Dataset content:
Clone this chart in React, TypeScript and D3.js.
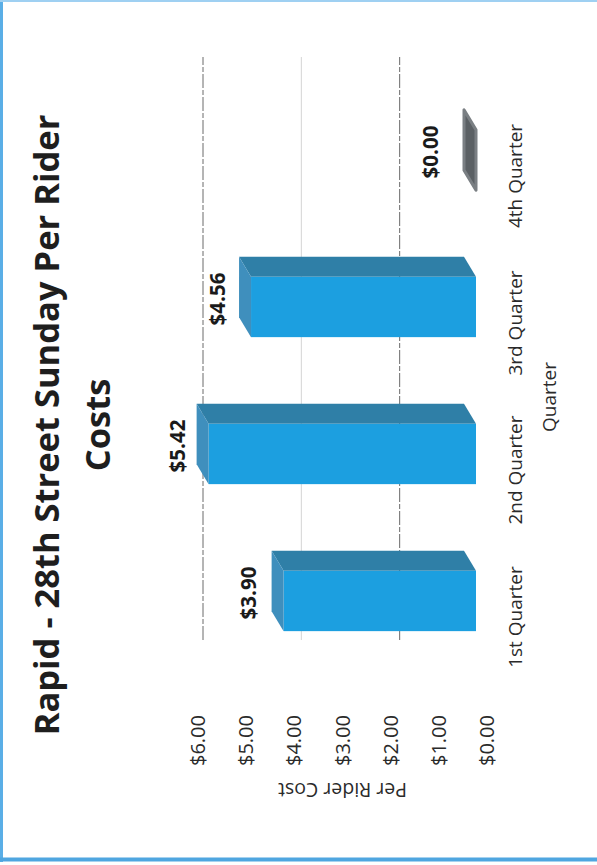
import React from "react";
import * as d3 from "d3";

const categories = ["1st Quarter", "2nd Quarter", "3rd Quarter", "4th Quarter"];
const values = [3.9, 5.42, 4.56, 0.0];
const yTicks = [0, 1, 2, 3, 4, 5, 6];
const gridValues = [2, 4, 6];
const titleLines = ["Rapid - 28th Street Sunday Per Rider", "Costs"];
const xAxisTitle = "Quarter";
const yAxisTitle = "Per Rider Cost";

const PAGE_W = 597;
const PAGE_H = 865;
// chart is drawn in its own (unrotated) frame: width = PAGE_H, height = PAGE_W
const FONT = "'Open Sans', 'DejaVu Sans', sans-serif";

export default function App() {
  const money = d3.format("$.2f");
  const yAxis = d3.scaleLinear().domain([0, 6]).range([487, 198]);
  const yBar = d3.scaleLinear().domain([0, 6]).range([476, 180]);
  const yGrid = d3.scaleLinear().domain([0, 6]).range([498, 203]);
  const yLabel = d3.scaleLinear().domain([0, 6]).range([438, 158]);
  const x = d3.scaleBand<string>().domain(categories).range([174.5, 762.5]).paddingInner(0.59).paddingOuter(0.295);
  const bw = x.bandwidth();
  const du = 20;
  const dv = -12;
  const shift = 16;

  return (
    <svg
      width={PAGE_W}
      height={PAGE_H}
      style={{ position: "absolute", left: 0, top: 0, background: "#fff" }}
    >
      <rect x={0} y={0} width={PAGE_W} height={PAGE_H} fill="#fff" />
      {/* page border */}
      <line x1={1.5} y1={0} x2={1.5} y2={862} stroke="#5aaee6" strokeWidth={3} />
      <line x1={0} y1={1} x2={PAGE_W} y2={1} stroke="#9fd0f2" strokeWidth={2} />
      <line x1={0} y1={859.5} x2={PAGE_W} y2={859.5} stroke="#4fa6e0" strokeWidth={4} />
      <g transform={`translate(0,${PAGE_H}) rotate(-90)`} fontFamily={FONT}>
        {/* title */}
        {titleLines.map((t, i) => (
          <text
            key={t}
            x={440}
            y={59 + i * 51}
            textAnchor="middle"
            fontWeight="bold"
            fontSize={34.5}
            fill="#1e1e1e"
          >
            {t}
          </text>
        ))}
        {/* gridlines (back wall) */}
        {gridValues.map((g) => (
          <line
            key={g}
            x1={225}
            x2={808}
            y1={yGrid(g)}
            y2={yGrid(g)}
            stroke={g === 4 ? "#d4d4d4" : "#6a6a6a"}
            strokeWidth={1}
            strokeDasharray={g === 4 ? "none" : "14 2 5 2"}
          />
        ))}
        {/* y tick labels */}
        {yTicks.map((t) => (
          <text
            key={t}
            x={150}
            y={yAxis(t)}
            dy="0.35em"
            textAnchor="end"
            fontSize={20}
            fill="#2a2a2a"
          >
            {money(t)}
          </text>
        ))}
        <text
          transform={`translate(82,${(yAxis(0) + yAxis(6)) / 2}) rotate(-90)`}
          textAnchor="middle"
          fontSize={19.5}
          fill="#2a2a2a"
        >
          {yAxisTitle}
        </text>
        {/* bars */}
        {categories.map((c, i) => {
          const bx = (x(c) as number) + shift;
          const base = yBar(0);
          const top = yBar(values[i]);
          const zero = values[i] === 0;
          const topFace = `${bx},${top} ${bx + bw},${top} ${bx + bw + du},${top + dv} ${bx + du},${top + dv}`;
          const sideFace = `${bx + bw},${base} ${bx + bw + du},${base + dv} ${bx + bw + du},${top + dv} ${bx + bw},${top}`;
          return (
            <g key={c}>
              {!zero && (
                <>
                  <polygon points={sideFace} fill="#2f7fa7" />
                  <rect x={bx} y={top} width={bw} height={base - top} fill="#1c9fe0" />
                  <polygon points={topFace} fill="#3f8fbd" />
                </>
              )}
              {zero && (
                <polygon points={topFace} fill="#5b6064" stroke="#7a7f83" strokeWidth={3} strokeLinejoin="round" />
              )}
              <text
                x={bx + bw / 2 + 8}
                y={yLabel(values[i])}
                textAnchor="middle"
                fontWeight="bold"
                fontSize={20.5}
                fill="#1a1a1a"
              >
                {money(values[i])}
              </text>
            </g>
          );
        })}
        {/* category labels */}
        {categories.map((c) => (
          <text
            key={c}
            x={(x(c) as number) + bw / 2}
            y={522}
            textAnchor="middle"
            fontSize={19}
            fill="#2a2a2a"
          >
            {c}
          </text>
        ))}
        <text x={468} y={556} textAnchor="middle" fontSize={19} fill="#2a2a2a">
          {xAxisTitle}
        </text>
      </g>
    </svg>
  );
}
...
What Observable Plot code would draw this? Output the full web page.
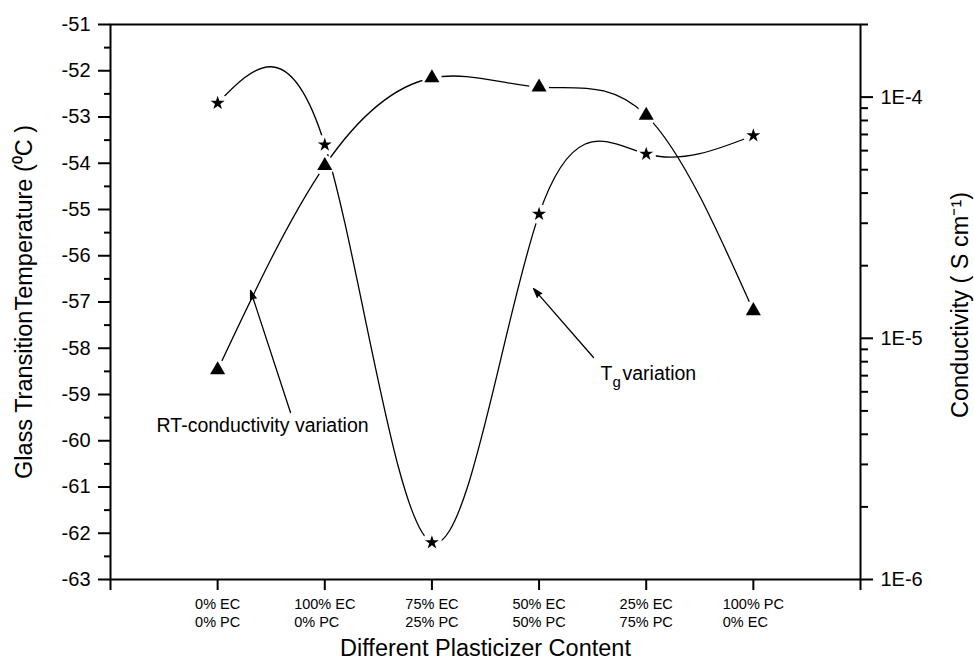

What is expected: What lines above run from the one with "Clone this chart" to the one with "const shift = 16;"? Give them again exactly, ends included, and leave the pictures out.

Written answer:
Clone this chart in React, TypeScript and D3.js.
import React from "react";
import * as d3 from "d3";

const categories = ["1st Quarter", "2nd Quarter", "3rd Quarter", "4th Quarter"];
const values = [3.9, 5.42, 4.56, 0.0];
const yTicks = [0, 1, 2, 3, 4, 5, 6];
const gridValues = [2, 4, 6];
const titleLines = ["Rapid - 28th Street Sunday Per Rider", "Costs"];
const xAxisTitle = "Quarter";
const yAxisTitle = "Per Rider Cost";

const PAGE_W = 597;
const PAGE_H = 865;
// chart is drawn in its own (unrotated) frame: width = PAGE_H, height = PAGE_W
const FONT = "'Open Sans', 'DejaVu Sans', sans-serif";

export default function App() {
  const money = d3.format("$.2f");
  const yAxis = d3.scaleLinear().domain([0, 6]).range([487, 198]);
  const yBar = d3.scaleLinear().domain([0, 6]).range([476, 180]);
  const yGrid = d3.scaleLinear().domain([0, 6]).range([498, 203]);
  const yLabel = d3.scaleLinear().domain([0, 6]).range([438, 158]);
  const x = d3.scaleBand<string>().domain(categories).range([174.5, 762.5]).paddingInner(0.59).paddingOuter(0.295);
  const bw = x.bandwidth();
  const du = 20;
  const dv = -12;
  const shift = 16;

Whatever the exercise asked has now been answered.